Hacer un gobierno ciudadano es transformar los pasillos en calles

Es curioso que nuestra imaginación institucional, apenas puesta a prueba por voces disidentes se refugie en lo más arcaico de sus seguridades; ¿Qué cambió? No necesariamente la “ciudadanía”, esa abstracción misteriosa que tanto se invoca…

La ciudadanía es efectivamente un misterio. Si no lo fuera no tendríamos necesidad de elecciones. Pero la política, al parecer consiste en prever, anticipar, controlar los riesgos y disciplinar los peligros que se envuelven en ese misterio. Los que se sienten investidos de autoridad suelan caer en los abusos de la autoafirmación que los lleva a creer que su representación es la única legítima y decente. Esto de que el poder corrompe se escribió para casos extra dramáticos. Lo que aplica en nuestro tiempo de medianías, son las distorsiones del poder; oír sin escuchar, recibir sin acoger, mirar sin ver, conocer para controlar.

La oposición entre la calle y la vereda política es una de esas fuentes de distorsiones más dañinas en una sociedad.

Es hora de reconocer su verdad a los movimientos sociales. Es cierto, no cubren todo el espectro de las expresiones sociales, pero expresan una verdad que grita por la urgencia de ser reconocida. Y el reconocimiento que piden, es ser admitidas en el seno de la institucionalidad con su propia carga de problemas y de experiencias. La ciudadanía es una abstracción que grita en las calles cuando no tiene otro lugar eficiente para hacerse considerar.

Este no es un tema que divida a los mansos de los agresivos.
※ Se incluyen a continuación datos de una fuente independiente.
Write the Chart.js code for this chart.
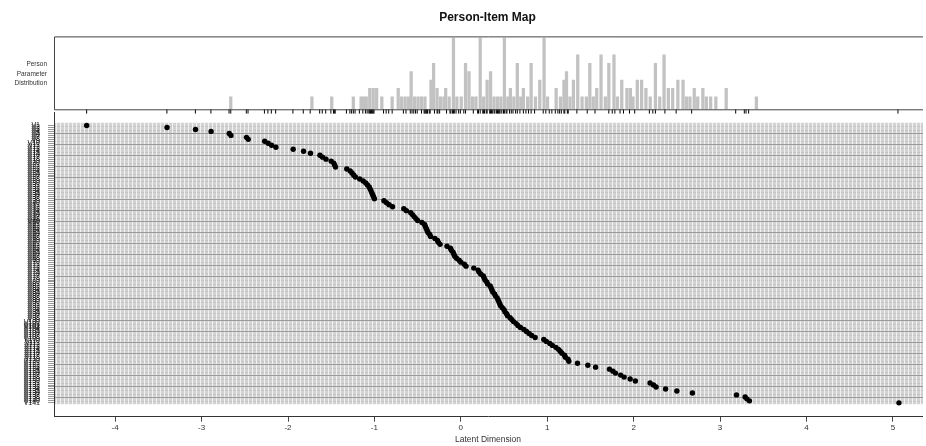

Estos son conflictos sociales, que atraviesan a la sociedad y al Estado y que deben ser abordados, en primer lugar sincerándolos, y luego, poniendo sobre la mesa la separación entre lo público y lo privado, la necesidad de permear las instituciones por la ciudadanía y, tener la valentía de dejar de postergar los ajustes de fondo que necesita nuestra organización política.

Esta unidad de la autoridad que es una ficción cada vez más trizada, encubre con su manto mítico la comodidad de los sectores favorecidos con una organización del poder político que lo hace cercano a su influencia y que lo separa de los enojos de la gente.